Macha is one such layer. It isn't a help desk and it isn't a CRM — it runs on top of the help desk you already use (Freshdesk or Zendesk), adding autonomous resolution: it reads the customer's actual question, draws on your connected knowledge and conversation history, resolves the issue in the same thread, and hands off to a human with full context when it isn't confident. Like any integration, it's another thing to configure and only as good as the knowledge you connect it to — but if your ticket mix is mostly repetitive questions, that's where native help-desk deflection tends to stop scaling. You can try it free — 7-day free trial, no credit card required. (Worth being clear: this doesn't make Freshdesk a CRM, and Macha doesn't replace one either — it just resolves support faster.)
Frequently asked questions
Is Freshdesk a CRM? No. Freshdesk is a help desk / customer support tool built around tickets. It stores contacts, companies, and ticket history, but it has no sales pipeline, deal management, lead scoring, or forecasting — the features that define a CRM. In the Freshworks family, the CRM is a separate product, Freshsales.
Why do some pages call Freshdesk a "CRM"? Because "CRM" is sometimes used loosely to mean "any software that manages customer relationships." A few Freshworks marketing pages and third-party reviews use "service CRM" in that broad sense. In the standard (sales/marketing) meaning of CRM, Freshdesk is not one — it's a support tool that keeps customer records.
Does Freshdesk have a CRM built in? It has CRM-like basics: a contact and company directory, custom fields (Growth plan and up), and full interaction history per customer. It does not have the sales engine of a CRM (pipelines, deals, lead scoring, sales automation). For that, you'd use Freshsales or another CRM.
What's the difference between Freshsales and Freshdesk? Freshsales is Freshworks' sales CRM (leads, deals, pipeline, forecasting). Freshdesk is Freshworks' customer support help desk (tickets, omnichannel, SLAs, knowledge base). Roughly: Freshsales handles before/during the sale; Freshdesk handles after it. They integrate natively.
Can I use Freshdesk with a CRM like Salesforce or HubSpot? Yes. Freshdesk integrates with Salesforce, HubSpot, and Freshsales (among others), syncing contacts, companies, and ticket data so sales and support share one customer view. The HubSpot and Salesforce connectors are paid add-ons; the Freshsales integration is native to the Freshworks ecosystem.
Do I need a help desk or a CRM? Depends on your bottleneck. If support tickets are overwhelming you, you need a help desk (Freshdesk). If sales leads and deals are slipping, you need a CRM (Freshsales or similar).

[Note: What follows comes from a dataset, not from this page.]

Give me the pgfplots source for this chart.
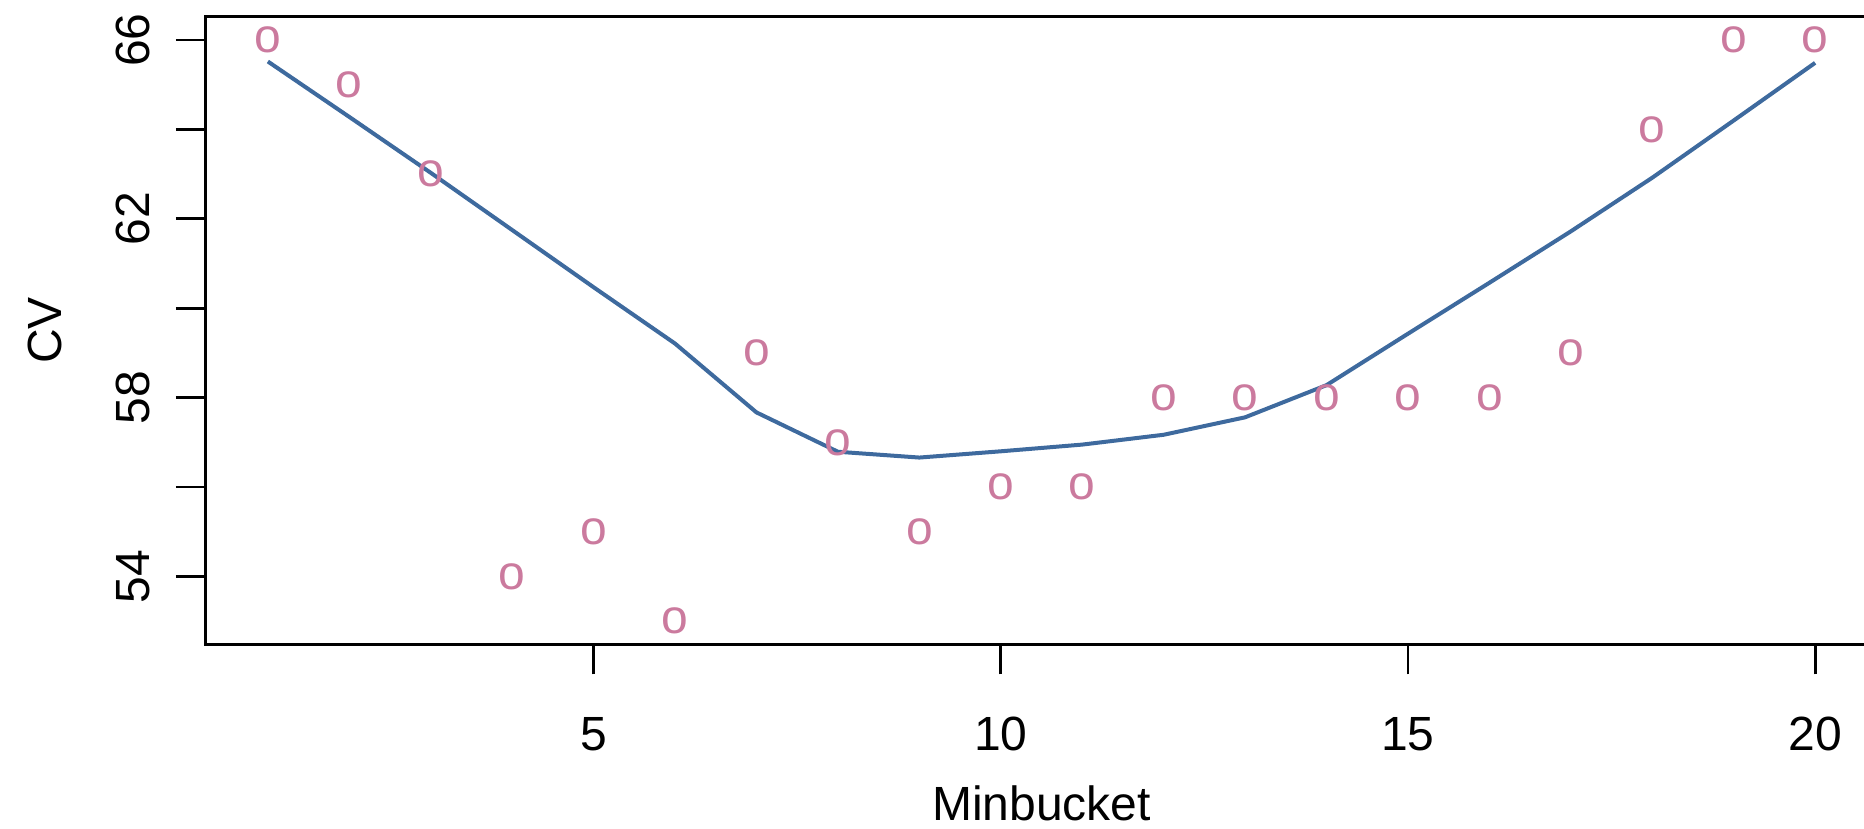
\documentclass[border=0pt]{standalone}
\usepackage{pgfplots}
\pgfplotsset{compat=1.18}
\usepackage{fontspec}
\setmainfont{Liberation Sans}
\definecolor{pinkcol}{RGB}{203,122,158}
\definecolor{bluecol}{RGB}{62,106,158}
\begin{document}
\begin{tikzpicture}[font=\fontsize{12}{14}\selectfont]
\begin{axis}[
  at={(0,0)}, anchor=origin,
  scale only axis, width=417.75pt, height=156.9pt,
  xmin=0.24, xmax=20.76, ymin=52.48, ymax=66.52,
  axis line style={line width=0.75pt},
  tick style={line width=0.7pt, black},
  tick align=outside, major tick length=7.5pt,
  tick pos=left,
  xtick={5,10,15,20}, xticklabels={5,10,15,20},
  ytick={54,56,58,60,62,64,66}, yticklabels={54,,58,,62,,66},
  /pgf/number format/assume math mode=true,
  xticklabel style={anchor=center},
  yticklabel style={anchor=center, rotate=90},
  xticklabel shift=14.9pt, yticklabel shift=10.7pt,
  xlabel={Minbucket}, ylabel={CV},
  xlabel style={at={(axis description cs:0.5,-0.2530)}, anchor=center, inner sep=0pt},
  ylabel style={at={(axis description cs:-0.09635,0.5)}, anchor=center},
  clip=false,
]
\addplot[bluecol, line width=1pt, no markers] coordinates {
(1,65.52) (2,64.28) (3,63.03) (4,61.75) (5,60.47) (6,59.21) (7,57.67) (8,56.79)
(9,56.66) (10,56.80) (11,56.95) (12,57.17) (13,57.56) (14,58.28) (15,59.43)
(16,60.57) (17,61.72) (18,62.92) (19,64.20) (20,65.49)
};
\addplot[only marks, mark=text, text mark={o}, text mark as node=true,
  text mark style={font=\fontsize{12}{14}\selectfont, text=pinkcol, inner sep=0pt, anchor=center}] coordinates {
(1,66) (2,65) (3,63) (4,54) (5,55) (6,53) (7,59) (8,57) (9,55) (10,56)
(11,56) (12,58) (13,58) (14,58) (15,58) (16,58) (17,59) (18,64) (19,66) (20,66)
};
\end{axis}
\pgfresetboundingbox
\useasboundingbox (-51.5pt,-45.9pt) rectangle (414.5pt,161.1pt);
\end{tikzpicture}
\end{document}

Companies with real sales and support functions typically run both, integrated.
The bottom line
Freshdesk is a help desk, not a CRM. It's customer-support software — tickets, omnichannel inboxes, SLAs, automation, and a knowledge base — and while it stores contacts, companies, and full ticket history (which is why people mistake it for a CRM), it has none of the sales machinery (pipelines, deals, lead scoring, forecasting) that defines an actual CRM. That role in the Freshworks family belongs to Freshsales. If your problem is support volume, get a help desk; if it's sales pipeline, get a CRM; if it's both, run both and connect them — Freshdesk integrates natively with Freshsales and via apps with Salesforce and HubSpot. Untangle the two categories once, and the question stops being confusing: Freshdesk handles the support relationship, a CRM handles the sales one.
Verified against Freshworks' official product pages, June 2026. Freshworks revises product packaging, integrations, and pricing periodically — confirm current details on freshworks.com before relying on them.